With generous support from the Andrew W. Mellon Foundation, Phase II of the HBCU Radio Preservation Pilot Project began July 1, 2021. Over the next year and a half, Phase II takes the data from the Phase I survey to inspire a collaboration between the WYSO Archives--with its experience developing and using historical college audio archives—and the Northeast Document Conservation Center (NEDCC) in Andover, MA, an important nonprofit preservation institution. Each brings critical technical and creative expertise and solid administrative resources to the goal of encouraging and supporting an ethos of preservation at HBCU radio stations. This will ensure historical broadcast media are there well into the future to document the HBCU radio legacy and for use by scholars, researchers, students, faculty, community members, and media producers.

Jocelyn Robinson
Archivist James R. Stewart holds an old reel-to-reel tape at North Carolina A&T in Greensboro.

Phase II Pilot Project activities include:

  • completion of the initial survey and site visits to HBCU campuses
  • training for radio station staff, volunteers, and alumni in oral history to gather the stories of HBCU radio stations
  • training in using historical audio in production
  • training via workshops/webinars for radio station staff and institutional archivist on audio preservation and digital preservation;
  • collections-level assessments of audio collections at radio stations on pilot campuses;
  • shadowing opportunities for HBCU students to participate in the training and to observe how the collections-level assessments are conducted; 
  • helping radio station staff and institutional archivists create audio collections preservation plans;
  • coaching pilot participants to leverage their assessment report to support grant applications and funding requests;
  • helping radio station staff and institutional archivists create disaster plans using dPlan;
  • performing one audio preservation pilot project per pilot campus;
  • organizing and convening a project workshop for pilot participants and future collaborators; and
  • planning for Phase III--an anticipated follow-on, full-scale implementation project that will be made available to all HBCU radio stations and their campus archives. 
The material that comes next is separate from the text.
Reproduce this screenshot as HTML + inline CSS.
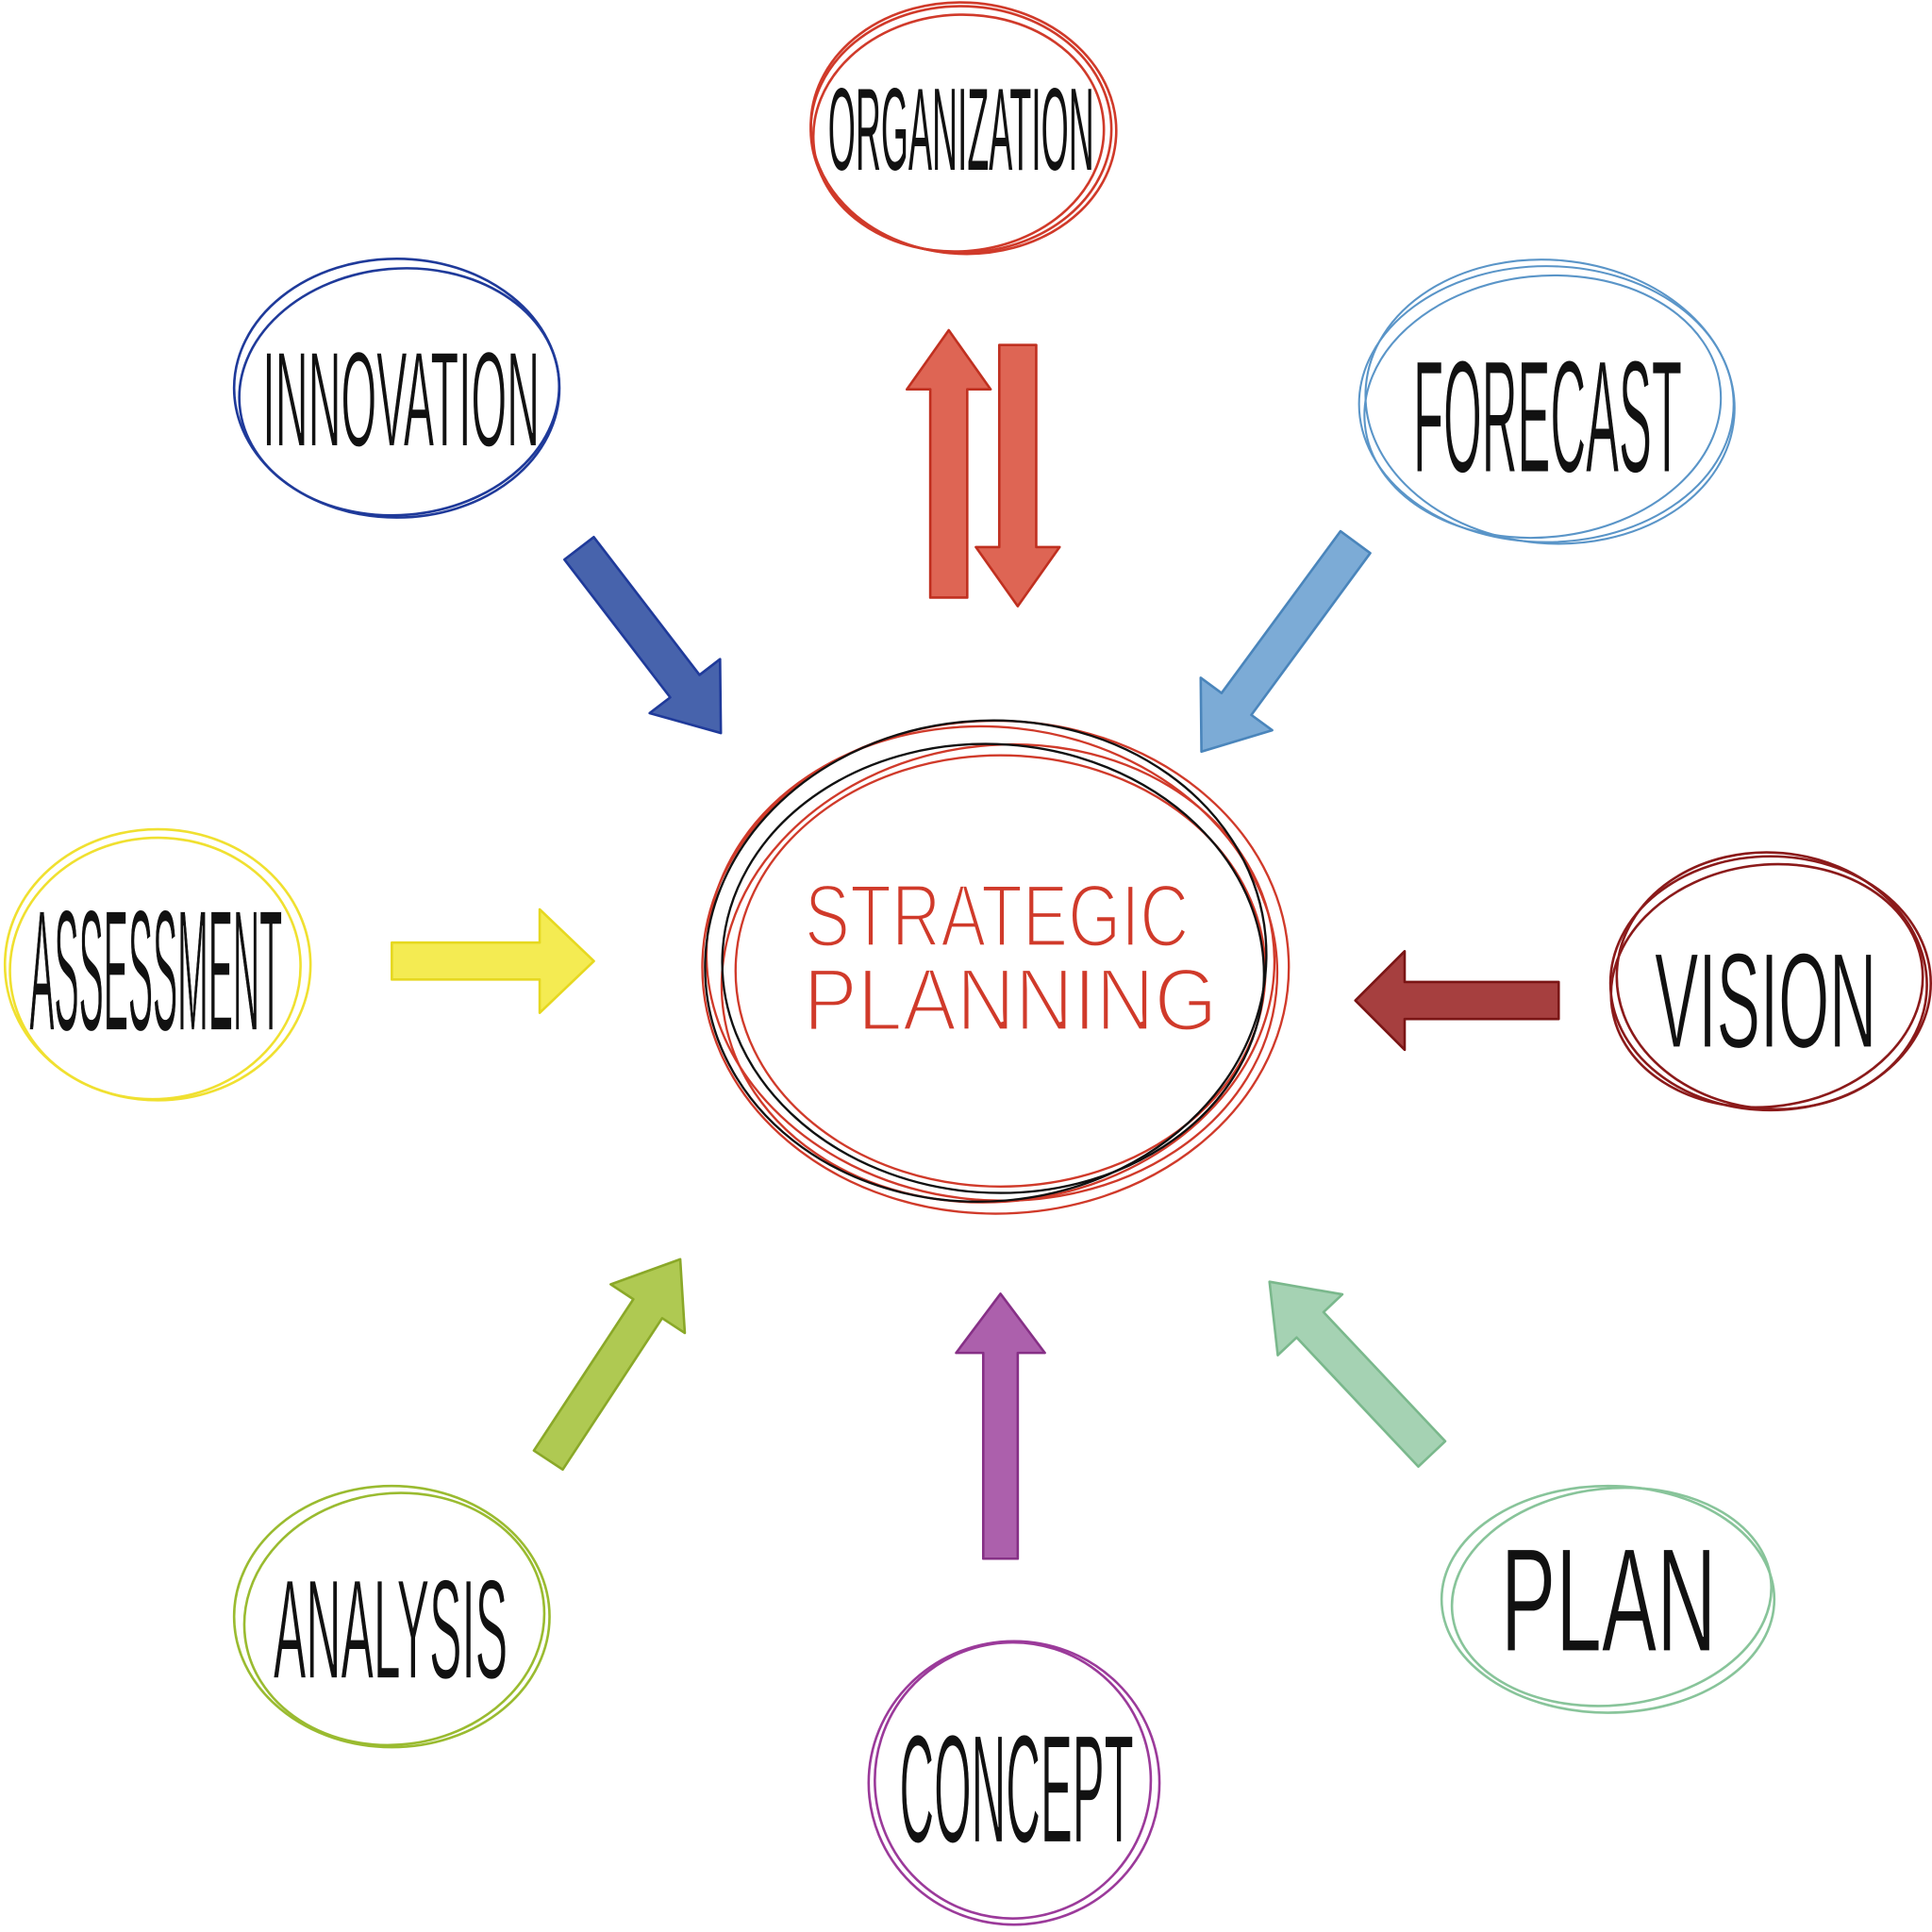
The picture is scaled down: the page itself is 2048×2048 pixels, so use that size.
<!DOCTYPE html>
<html><head><meta charset="utf-8"><style>
html,body{margin:0;padding:0;background:#fff;width:2048px;height:2048px;overflow:hidden}
svg{display:block}
.t{font-family:"Liberation Sans",sans-serif;fill:#111;font-weight:normal;stroke:#fff;stroke-width:1.2}
</style></head><body>
<svg width="2048" height="2048" viewBox="0 0 1568 1568" xmlns="http://www.w3.org/2000/svg">
<g fill="none" stroke-width="2">
<g stroke="#d03a2a"><ellipse cx="780" cy="105" rx="122" ry="100"/><ellipse cx="778" cy="108" rx="118" ry="96" transform="rotate(-4 778 108)"/><ellipse cx="782" cy="104" rx="124" ry="102" transform="rotate(3 782 104)"/></g>
<g stroke="#1f3a9a"><ellipse cx="322" cy="315" rx="132" ry="105"/><ellipse cx="324" cy="318" rx="130" ry="100" transform="rotate(-5 324 318)"/></g>
<g stroke="#5a95c8" stroke-width="1.6"><ellipse cx="1255" cy="328" rx="152" ry="112"/><ellipse cx="1252" cy="330" rx="145" ry="106" transform="rotate(-6 1252 330)"/><ellipse cx="1258" cy="326" rx="150" ry="115" transform="rotate(5 1258 326)"/></g>
<g stroke="#f0e030"><ellipse cx="128" cy="783" rx="124" ry="110"/><ellipse cx="126" cy="786" rx="118" ry="106" transform="rotate(-5 126 786)"/></g>
<g stroke="#8b1a1a"><ellipse cx="1437" cy="798" rx="130" ry="103"/><ellipse cx="1434" cy="800" rx="127" ry="98" transform="rotate(-8 1434 800)"/><ellipse cx="1438" cy="796" rx="126" ry="104" transform="rotate(5 1438 796)"/></g>
<g stroke="#9abb30"><ellipse cx="318" cy="1312" rx="128" ry="106"/><ellipse cx="320" cy="1314" rx="122" ry="102" transform="rotate(-7 320 1314)"/></g>
<g stroke="#9b3a9a"><ellipse cx="823" cy="1447" rx="118" ry="115"/><ellipse cx="822" cy="1445" rx="112" ry="112" transform="rotate(-4 822 1445)"/></g>
<g stroke="#88c49a"><ellipse cx="1305" cy="1298" rx="135" ry="92"/><ellipse cx="1308" cy="1296" rx="130" ry="88" transform="rotate(-6 1308 1296)"/></g>
<g stroke="#d03a2a" stroke-width="1.8">
<ellipse cx="808" cy="785" rx="238" ry="200"/>
<ellipse cx="810" cy="790" rx="225" ry="185" transform="rotate(-8 810 790)"/>
<ellipse cx="805" cy="782" rx="232" ry="192" transform="rotate(6 805 782)"/>
<ellipse cx="812" cy="788" rx="215" ry="175"/>
</g>
<g stroke="#111" stroke-width="1.8">
<ellipse cx="800" cy="780" rx="228" ry="195" transform="rotate(-5 800 780)"/>
<ellipse cx="806" cy="786" rx="220" ry="182" transform="rotate(4 806 786)"/>
</g>
</g>
<g stroke-width="2" stroke-linejoin="round" fill-opacity="0.88">
<g transform="translate(770 485) rotate(-90)" fill="#d9503c" stroke="#c03020"><path d="M0,-15 L169,-15 L169,-34 L217,0 L169,34 L169,15 L0,15Z"/></g>
<g transform="translate(826 280) rotate(90)" fill="#d9503c" stroke="#c03020"><path d="M0,-15 L164,-15 L164,-34 L212,0 L164,34 L164,15 L0,15Z"/></g>
<g transform="translate(470 445) rotate(52.5)" fill="#2e4da0" stroke="#1f3a9a"><path d="M0,-15 L141,-15 L141,-36 L189,0 L141,36 L141,15 L0,15Z"/></g>
<g transform="translate(1100 440) rotate(126.3)" fill="#6a9fd0" stroke="#4a85bb"><path d="M0,-15 L163,-15 L163,-36 L211,0 L163,36 L163,15 L0,15Z"/></g>
<g transform="translate(318 780) rotate(0)" fill="#f3e83a" stroke="#e6d820"><path d="M0,-15 L120,-15 L120,-42 L164,0 L120,42 L120,15 L0,15Z"/></g>
<g transform="translate(1265 812) rotate(180)" fill="#9a2424" stroke="#7a1515"><path d="M0,-15 L125,-15 L125,-40 L165,0 L125,40 L125,15 L0,15Z"/></g>
<g transform="translate(445 1185) rotate(-56.7)" fill="#a4c23a" stroke="#8aa828"><path d="M0,-14 L147,-14 L147,-36 L195,0 L147,36 L147,14 L0,14Z"/></g>
<g transform="translate(812 1265) rotate(-90)" fill="#a04aa0" stroke="#863086"><path d="M0,-14 L167,-14 L167,-36 L215,0 L167,36 L167,14 L0,14Z"/></g>
<g transform="translate(1162 1180) rotate(-133.3)" fill="#98cca8" stroke="#7ab88c"><path d="M0,-15 L144,-15 L144,-36 L192,0 L144,36 L144,15 L0,15Z"/></g>
</g>
<text class="t" x="672" y="138" font-size="95" textLength="216" lengthAdjust="spacingAndGlyphs" style="stroke:none">ORGANIZATION</text>
<text class="t" x="213" y="362" font-size="110" textLength="225" lengthAdjust="spacingAndGlyphs">INNOVATION</text>
<text class="t" x="1147" y="383" font-size="130" textLength="218" lengthAdjust="spacingAndGlyphs">FORECAST</text>
<text class="t" x="24" y="836" font-size="140" textLength="205" lengthAdjust="spacingAndGlyphs">ASSESSMENT</text>
<text class="t" x="1343" y="850" font-size="110" textLength="180" lengthAdjust="spacingAndGlyphs">VISION</text>
<text class="t" x="222" y="1362" font-size="115" textLength="190" lengthAdjust="spacingAndGlyphs">ANALYSIS</text>
<text class="t" x="730" y="1495" font-size="125" textLength="190" lengthAdjust="spacingAndGlyphs">CONCEPT</text>
<text class="t" x="1218" y="1340" font-size="120" textLength="175" lengthAdjust="spacingAndGlyphs">PLAN</text>
<text x="653" y="768" font-family="Liberation Sans,sans-serif" font-size="72" fill="#d03a2a" stroke="#fff" stroke-width="2.5" textLength="312" lengthAdjust="spacingAndGlyphs">STRATEGIC</text>
<text x="652" y="836" font-family="Liberation Sans,sans-serif" font-size="72" fill="#d03a2a" stroke="#fff" stroke-width="2.5" textLength="336" lengthAdjust="spacingAndGlyphs">PLANNING</text>
</svg>
</body></html>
NEDCC was founded in 1973 as a non-profit devoted to the conservation and preservation of paper-based materials. Its services have since expanded to include audio reformatting, digital imaging, and preservation education and field services. NEDCC’s mission is to improve the conservation and preservation efforts of libraries, archives, historical organizations, museums, and other repositories; provide the highest quality services to institutions that lack in-house conservation/reformatting facilities or that seek specialized expertise; and provide leadership in the preservation and conservation fields. Link here for more information on NEDCC.

About WYSO

Through its parent entity Miami Valley Public Media (MVPM), WYSO is the administrative hub and fiscal agent for the project on behalf of the Eichelberger Center for Community Voicesand the WYSO Archives. WYSO will contribute technical expertise in conducting oral histories and producing media with historical audio. While the WYSO/MVPM mission is local, its vision and core beliefs speak to a greater leadership role that encompasses projects such as this. Link here for more information on WYSO.

Jocelyn Robinson, who now works out of WYSO’s Eichelberger Center for Community Voices as the Producer for Emerging Initiatives, Education, and Archives, continues to serve as the project director. She has experience working with historical audio as both a producer and preservationist, and is a member of the African American and Civil Rights Radio Caucus of the Radio Preservation Task Force (RPTF) at the Library of Congress.